* **Requirements**
Extract every line that contains the string "script".

* **Dataset extract**
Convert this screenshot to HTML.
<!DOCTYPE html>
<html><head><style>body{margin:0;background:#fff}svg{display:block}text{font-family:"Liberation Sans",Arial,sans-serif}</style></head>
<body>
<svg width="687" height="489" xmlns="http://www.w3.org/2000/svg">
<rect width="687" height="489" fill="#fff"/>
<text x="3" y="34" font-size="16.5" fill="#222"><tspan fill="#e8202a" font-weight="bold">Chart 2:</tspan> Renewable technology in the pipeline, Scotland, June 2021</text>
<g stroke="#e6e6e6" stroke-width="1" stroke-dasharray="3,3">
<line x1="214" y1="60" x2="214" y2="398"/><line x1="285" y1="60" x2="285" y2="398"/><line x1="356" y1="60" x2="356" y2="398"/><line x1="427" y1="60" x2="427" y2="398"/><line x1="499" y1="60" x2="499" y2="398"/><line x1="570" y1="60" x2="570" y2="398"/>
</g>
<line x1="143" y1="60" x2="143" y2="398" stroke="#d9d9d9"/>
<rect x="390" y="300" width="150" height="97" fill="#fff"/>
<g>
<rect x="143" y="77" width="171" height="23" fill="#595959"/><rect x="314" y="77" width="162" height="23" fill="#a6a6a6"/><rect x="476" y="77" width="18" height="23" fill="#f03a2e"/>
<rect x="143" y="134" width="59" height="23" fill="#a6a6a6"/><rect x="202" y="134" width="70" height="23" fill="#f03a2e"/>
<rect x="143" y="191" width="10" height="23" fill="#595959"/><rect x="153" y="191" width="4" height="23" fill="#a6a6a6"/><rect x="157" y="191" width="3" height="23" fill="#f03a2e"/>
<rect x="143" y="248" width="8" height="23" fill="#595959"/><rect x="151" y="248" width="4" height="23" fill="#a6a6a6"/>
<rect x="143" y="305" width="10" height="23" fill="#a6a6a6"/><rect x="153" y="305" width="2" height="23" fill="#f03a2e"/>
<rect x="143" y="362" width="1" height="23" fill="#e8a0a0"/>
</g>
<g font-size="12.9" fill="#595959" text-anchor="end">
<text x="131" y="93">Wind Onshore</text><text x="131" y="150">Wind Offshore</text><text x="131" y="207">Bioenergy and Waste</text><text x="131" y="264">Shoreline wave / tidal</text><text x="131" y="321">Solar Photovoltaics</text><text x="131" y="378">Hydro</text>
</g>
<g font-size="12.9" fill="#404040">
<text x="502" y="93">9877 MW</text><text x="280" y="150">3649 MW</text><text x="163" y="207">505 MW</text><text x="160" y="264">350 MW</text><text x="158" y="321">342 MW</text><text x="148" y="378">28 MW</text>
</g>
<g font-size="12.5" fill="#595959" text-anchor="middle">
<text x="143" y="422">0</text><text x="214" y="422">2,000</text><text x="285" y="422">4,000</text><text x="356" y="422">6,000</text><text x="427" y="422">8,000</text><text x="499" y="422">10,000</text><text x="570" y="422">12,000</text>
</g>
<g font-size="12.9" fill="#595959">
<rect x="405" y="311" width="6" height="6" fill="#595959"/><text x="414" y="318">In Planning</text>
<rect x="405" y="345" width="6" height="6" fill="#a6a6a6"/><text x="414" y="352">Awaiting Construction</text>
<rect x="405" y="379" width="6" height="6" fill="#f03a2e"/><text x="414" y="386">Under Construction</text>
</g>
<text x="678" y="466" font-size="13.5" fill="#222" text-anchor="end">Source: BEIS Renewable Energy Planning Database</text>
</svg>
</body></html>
---
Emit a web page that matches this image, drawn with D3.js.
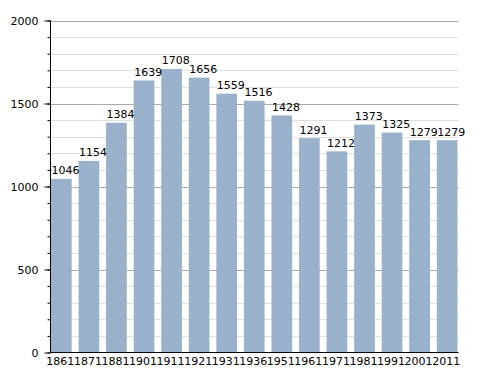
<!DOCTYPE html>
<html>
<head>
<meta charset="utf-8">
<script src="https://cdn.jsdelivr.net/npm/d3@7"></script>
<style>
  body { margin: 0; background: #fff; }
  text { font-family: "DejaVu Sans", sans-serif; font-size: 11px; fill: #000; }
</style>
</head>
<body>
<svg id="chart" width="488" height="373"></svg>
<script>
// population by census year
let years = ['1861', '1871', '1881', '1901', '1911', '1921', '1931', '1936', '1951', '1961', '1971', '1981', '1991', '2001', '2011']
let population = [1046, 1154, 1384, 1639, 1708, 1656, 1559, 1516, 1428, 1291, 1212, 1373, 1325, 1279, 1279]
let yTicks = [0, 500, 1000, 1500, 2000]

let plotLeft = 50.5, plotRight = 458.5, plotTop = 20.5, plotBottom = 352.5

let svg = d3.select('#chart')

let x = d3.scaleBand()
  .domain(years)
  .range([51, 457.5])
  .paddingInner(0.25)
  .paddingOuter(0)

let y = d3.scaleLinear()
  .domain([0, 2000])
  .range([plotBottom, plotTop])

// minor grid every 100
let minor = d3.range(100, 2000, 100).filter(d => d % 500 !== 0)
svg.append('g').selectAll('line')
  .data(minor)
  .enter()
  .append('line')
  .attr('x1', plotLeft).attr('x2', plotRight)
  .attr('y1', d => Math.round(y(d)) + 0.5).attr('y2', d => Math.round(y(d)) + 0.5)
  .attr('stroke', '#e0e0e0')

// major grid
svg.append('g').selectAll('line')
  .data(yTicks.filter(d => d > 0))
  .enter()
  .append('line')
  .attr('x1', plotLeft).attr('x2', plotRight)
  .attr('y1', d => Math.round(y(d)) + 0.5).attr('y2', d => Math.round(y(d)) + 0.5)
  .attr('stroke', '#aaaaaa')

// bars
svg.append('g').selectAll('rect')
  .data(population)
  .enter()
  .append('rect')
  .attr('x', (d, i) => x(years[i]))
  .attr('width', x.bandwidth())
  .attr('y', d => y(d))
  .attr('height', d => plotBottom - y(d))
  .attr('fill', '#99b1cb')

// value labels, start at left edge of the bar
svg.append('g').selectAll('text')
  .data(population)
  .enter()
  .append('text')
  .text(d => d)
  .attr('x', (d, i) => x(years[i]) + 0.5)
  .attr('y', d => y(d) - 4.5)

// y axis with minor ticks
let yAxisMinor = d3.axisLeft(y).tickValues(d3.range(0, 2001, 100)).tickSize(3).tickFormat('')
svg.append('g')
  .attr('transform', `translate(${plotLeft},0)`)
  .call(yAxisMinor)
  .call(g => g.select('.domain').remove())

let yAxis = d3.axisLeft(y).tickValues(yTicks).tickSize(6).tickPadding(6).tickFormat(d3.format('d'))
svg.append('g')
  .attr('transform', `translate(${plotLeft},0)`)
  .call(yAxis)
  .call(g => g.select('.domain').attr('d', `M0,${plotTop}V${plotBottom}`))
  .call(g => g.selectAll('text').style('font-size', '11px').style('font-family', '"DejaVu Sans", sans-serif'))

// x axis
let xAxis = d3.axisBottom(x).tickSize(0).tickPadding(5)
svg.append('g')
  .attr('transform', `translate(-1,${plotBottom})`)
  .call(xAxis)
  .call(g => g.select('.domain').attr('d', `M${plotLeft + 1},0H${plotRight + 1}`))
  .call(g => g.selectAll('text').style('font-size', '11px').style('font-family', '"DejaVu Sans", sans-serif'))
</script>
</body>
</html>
--
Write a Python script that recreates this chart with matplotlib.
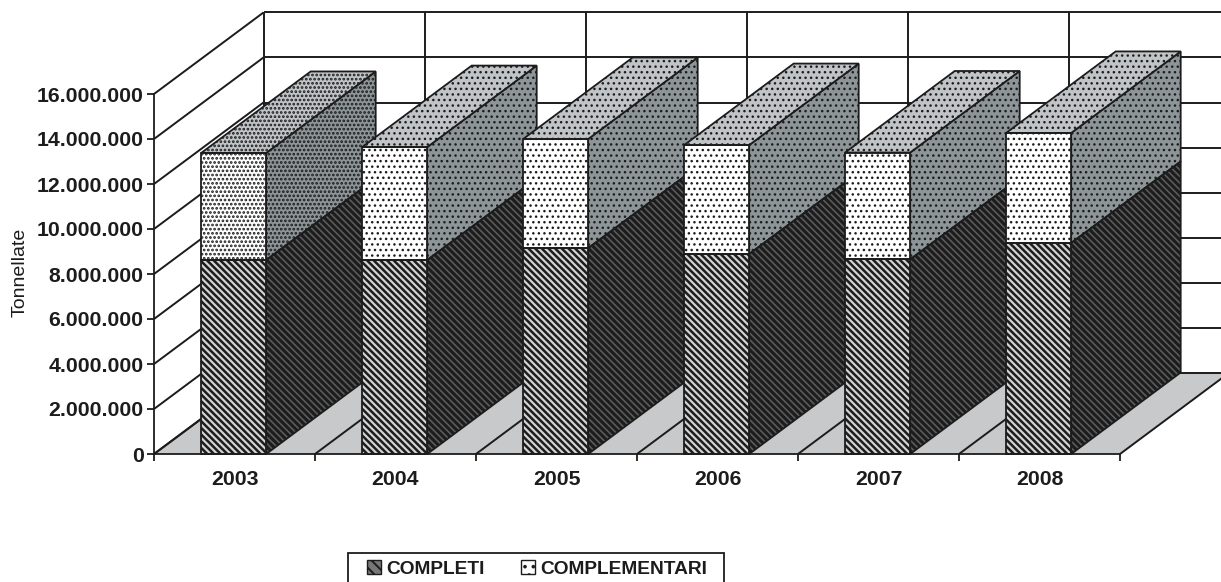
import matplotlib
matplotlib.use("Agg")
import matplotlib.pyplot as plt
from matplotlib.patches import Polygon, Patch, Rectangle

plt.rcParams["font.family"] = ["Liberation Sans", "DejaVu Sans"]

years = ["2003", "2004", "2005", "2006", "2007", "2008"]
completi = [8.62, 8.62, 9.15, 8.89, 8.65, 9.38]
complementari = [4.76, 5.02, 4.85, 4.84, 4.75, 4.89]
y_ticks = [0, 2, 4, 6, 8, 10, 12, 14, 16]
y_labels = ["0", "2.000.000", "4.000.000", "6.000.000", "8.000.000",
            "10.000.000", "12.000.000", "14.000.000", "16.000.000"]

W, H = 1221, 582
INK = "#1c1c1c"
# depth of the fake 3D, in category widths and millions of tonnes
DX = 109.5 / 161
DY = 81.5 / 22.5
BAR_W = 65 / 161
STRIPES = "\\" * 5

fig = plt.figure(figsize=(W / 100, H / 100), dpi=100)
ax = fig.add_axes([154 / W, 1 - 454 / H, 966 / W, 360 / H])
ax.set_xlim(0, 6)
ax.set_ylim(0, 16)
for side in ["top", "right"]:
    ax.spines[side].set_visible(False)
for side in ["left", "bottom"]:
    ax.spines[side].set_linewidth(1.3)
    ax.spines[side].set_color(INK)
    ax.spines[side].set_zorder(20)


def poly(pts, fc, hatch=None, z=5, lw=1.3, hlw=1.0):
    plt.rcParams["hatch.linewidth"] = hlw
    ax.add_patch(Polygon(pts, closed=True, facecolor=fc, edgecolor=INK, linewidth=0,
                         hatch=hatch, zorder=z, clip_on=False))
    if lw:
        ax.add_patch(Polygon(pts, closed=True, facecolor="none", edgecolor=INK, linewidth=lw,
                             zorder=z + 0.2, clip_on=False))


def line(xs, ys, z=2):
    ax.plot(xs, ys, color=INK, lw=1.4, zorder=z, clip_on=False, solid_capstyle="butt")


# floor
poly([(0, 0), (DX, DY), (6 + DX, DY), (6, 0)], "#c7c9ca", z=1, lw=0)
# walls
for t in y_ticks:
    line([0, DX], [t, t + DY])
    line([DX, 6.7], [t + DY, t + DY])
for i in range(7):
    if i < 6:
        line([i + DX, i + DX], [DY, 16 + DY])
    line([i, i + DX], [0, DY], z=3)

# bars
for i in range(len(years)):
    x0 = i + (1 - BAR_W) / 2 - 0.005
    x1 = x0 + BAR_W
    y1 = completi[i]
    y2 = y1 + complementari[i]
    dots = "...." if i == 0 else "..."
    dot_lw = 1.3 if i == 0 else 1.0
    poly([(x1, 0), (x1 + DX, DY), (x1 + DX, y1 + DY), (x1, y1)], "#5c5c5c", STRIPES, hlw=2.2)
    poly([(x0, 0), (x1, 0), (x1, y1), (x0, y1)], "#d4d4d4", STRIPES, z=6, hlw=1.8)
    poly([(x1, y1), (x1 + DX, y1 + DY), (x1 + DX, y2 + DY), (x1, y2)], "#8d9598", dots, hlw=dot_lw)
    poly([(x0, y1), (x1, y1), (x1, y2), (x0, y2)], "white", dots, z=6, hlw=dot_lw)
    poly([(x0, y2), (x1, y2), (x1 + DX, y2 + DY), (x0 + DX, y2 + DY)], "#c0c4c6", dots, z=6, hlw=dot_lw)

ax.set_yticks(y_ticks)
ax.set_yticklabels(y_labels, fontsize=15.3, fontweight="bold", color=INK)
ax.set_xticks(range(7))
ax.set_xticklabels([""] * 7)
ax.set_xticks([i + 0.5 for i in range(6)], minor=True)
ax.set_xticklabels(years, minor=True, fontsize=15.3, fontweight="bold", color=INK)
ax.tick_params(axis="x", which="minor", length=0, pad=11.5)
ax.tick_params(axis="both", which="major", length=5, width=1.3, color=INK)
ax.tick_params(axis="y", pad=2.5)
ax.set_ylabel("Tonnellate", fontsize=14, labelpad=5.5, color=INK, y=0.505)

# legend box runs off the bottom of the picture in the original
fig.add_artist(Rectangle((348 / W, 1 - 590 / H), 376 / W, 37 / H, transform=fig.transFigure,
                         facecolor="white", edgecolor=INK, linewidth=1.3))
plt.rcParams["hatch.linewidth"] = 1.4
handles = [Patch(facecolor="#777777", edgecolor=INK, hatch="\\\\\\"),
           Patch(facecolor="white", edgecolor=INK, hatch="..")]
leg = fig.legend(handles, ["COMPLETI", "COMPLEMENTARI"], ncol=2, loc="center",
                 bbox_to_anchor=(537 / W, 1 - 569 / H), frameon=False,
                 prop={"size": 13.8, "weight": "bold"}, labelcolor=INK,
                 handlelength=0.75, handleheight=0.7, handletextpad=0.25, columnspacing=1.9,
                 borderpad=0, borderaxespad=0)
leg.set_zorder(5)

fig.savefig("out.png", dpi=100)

* **Exercise output**
<script src="https://cdn.jsdelivr.net/npm/d3@7"></script>
<script>
</script>
Write a Python script that recreates this chart with matplotlib.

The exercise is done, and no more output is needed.